During my first year in college, I spent more time playing the board game Settlers of Catan than I did reading over my lecture notes or playing the newest video games. In fact, the nearest study room was almost always filled with people playing cards, rolling dice, or negotiating trade deals, with no real money on the table at all… except for the rare poker night. Board games aren’t just for families or little kids anymore, they’ve branched out into the mainstream and attract people of all ages and interests.

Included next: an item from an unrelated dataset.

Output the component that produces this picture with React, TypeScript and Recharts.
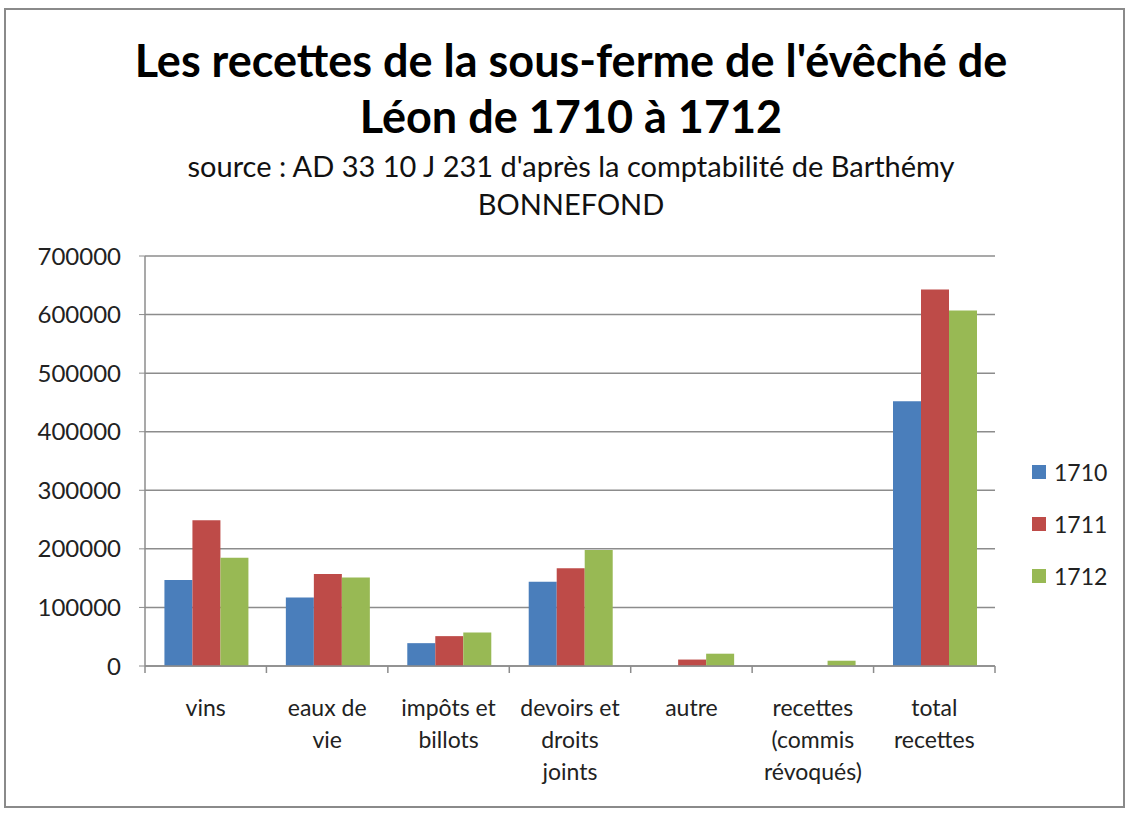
import React from "react";

//recharts
import {
  BarChart,
  Bar,
  XAxis,
  YAxis,
  CartesianGrid,
  Legend,
} from "recharts";

//data
const categories = [
  "vins",
  "eaux de\nvie",
  "impôts et\nbillots",
  "devoirs et\ndroits\njoints",
  "autre",
  "recettes\n(commis\nrévoqués)",
  "total\nrecettes",
];
const values1710 = [147000, 117000, 39000, 144000, 0, 0, 452000];
const values1711 = [249000, 157000, 51000, 167000, 11000, 0, 643000];
const values1712 = [185000, 151000, 57000, 198000, 21000, 9000, 607000];
const yTicks = [0, 100000, 200000, 300000, 400000, 500000, 600000, 700000];
const seriesNames = ["1710", "1711", "1712"];
const colors = ["#4a7ebb", "#be4b48", "#98b954"];

const data = categories.map((name, i) => ({
  name,
  "1710": values1710[i],
  "1711": values1711[i],
  "1712": values1712[i],
}));

const FONT = "Lato, 'Open Sans', sans-serif";

// multi-line category label + tick marks between categories (like Excel)
const CategoryTick = (props: any) => {
  const { x, y, payload, index, visibleTicksCount } = props;
  const lines = String(payload.value).split("\n");
  const half = payload.offset || 0;
  const isLast = index === (visibleTicksCount || categories.length) - 1;
  return (
    <g transform={`translate(${x},${y})`}>
      <line x1={-half} x2={-half} y1={-8} y2={-1} stroke="#8c8c8c" strokeWidth={1.5} />
      {isLast && (
        <line x1={half} x2={half} y1={-8} y2={-1} stroke="#8c8c8c" strokeWidth={1.5} />
      )}
      {lines.map((line, i) => (
        <text
          key={i}
          x={0}
          y={42 + i * 32}
          textAnchor="middle"
          fill="#222"
          fontSize={23}
          fontFamily={FONT}
        >
          {line}
        </text>
      ))}
    </g>
  );
};

const LegendBox = () => (
  <div style={{ fontFamily: FONT, fontSize: 23, color: "#222" }}>
    {seriesNames.map((n, i) => (
      <div
        key={n}
        style={{ display: "flex", alignItems: "center", height: 52 }}
      >
        <span
          style={{
            width: 14,
            height: 14,
            background: colors[i],
            display: "inline-block",
            marginRight: 8,
          }}
        />
        {n}
      </div>
    ))}
  </div>
);

const App = () => {
  return (
    <div
      style={{
        position: "absolute",
        left: 0,
        top: 0,
        width: 1131,
        height: 814,
        background: "#fff",
        fontFamily: FONT,
      }}
    >
      <div
        style={{
          position: "absolute",
          left: 4,
          top: 8,
          width: 1121,
          height: 800,
          border: "2px solid #8a8a8a",
          boxSizing: "border-box",
        }}
      />
      <div
        style={{
          position: "absolute",
          left: 0,
          top: 32,
          width: 1142,
          textAlign: "center",
          fontWeight: 700,
          fontSize: 45,
          lineHeight: "56px",
          color: "#000",
        }}
      >
        Les recettes de la sous-ferme de l'évêché de
        <br />
        Léon de 1710 à 1712
      </div>
      <div
        style={{
          position: "absolute",
          left: 0,
          top: 147,
          width: 1142,
          textAlign: "center",
          fontSize: 29,
          lineHeight: "38px",
          color: "#111",
        }}
      >
        source : AD 33 10 J 231 d'après la comptabilité de Barthémy
        <br />
        BONNEFOND
      </div>
      <div style={{ position: "absolute", left: 0, top: 0 }}>
        <BarChart
          width={1131}
          height={814}
          data={data}
          margin={{ top: 256, right: 36, left: 0, bottom: 28 }}
          barCategoryGap="16%"
          barGap={0}
        >
          <CartesianGrid vertical={false} stroke="#8c8c8c" strokeWidth={1.5} />
          <XAxis
            dataKey="name"
            height={120}
            interval={0}
            tick={<CategoryTick />}
            tickLine={false}
            axisLine={{ stroke: "#8c8c8c", strokeWidth: 1.5 }}
          />
          <YAxis
            width={145}
            domain={[0, 700000]}
            ticks={yTicks}
            interval={0}
            tick={{ fontSize: 24, fill: "#222", fontFamily: FONT }}
            tickMargin={18}
            tickSize={6}
            tickLine={{ stroke: "#8c8c8c" }}
            axisLine={{ stroke: "#8c8c8c", strokeWidth: 1.5 }}
          />
          <Legend
            layout="vertical"
            align="right"
            verticalAlign="top"
            content={<LegendBox />}
            wrapperStyle={{ left: 1032, top: 446, width: 100 }}
          />
          {seriesNames.map((n, i) => (
            <Bar
              key={n}
              dataKey={n}
              fill={colors[i]}
              isAnimationActive={false}
            />
          ))}
        </BarChart>
      </div>
    </div>
  );
};

export default App;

Settlers of Catan, often called a “gateway game” because of its low difficulty but high enjoyability, is a must-play for any fan of classic board game Monopoly or civilization-themed video games. Every flaw of Monopoly has been addressed in this addition to the trading and buying genre. If it’s not your turn, you still need to pay attention to the dice rolls of other players, which often result in all players receiving cards. If one player is dominating the board, there’s still time to catch-up using strategy, diplomacy, or even luck. Nobody is defeated before the game ends, which is common in European-style games, or “Eurogames,” and since the board is made up of randomized tiles, no two games are alike. And finally, Catan sessions last for about an hour, instead of the night-long sessions that some Monopoly games can provide.
“Tabletop games?” “Eurogames?” Since when did Parcheesi get so complicated? For those of you put-off by all the jargon with these newer games, let me ask you, have you ever heard of En Passant? What about Prophylaxis? Both of those terms (and much more) come from the most famous board game of all–chess. “Tabletop” just refers to any game played on a table, from the simpler card and dice games to the more complex war and tile games. And “Eurogame” is the counterpart to American-style games, which are often called, and I’m not lying, “Ameritrash” because of a reliance on theme and luck. “Ameritrash” is a problematic name for several reasons. “Trash” seems overly negative, given that these games are often well received worldwide. The other half of the name is also ridiculous since these games are not always produced in America! The name has almost become a dig at Eurogamers and their supposed sense of superiority about spartan themes and games of pure skill with no chance. The notion that “games are supposed to be hard, not fun!” is almost universally said in jest, and this allows for a public appreciation of both genres.
An aspect that is usually lacking or not very developed in Eurogames is a theme. The first thing we see when we look at a board game is its theme. This is the story that the art is telling us. Candyland tells a story of kids traveling through a fantastical land where everything and everybody are either made of candy, or obsessed with it. The gameplay is simply matching colors on cards, and without its theme, Candyland would simply be flashcards. While a good theme can help a game sell, it cannot fix broken or simple gameplay. Therefore, read some reviews on Amazon.com or Boardgamegeek.com before buying the newest board game featuring famous characters, it might just be a bad car with a good paint job. And on the opposite side, don’t immediately dismiss abstract games, that is, games with no theme, such as Backgammon.
In an age where video games are becoming as cinematic as films and as literary as novels, it’s refreshing that we are also experiencing a renaissance in board games, an experience that connects us face-to-face with friends old and new.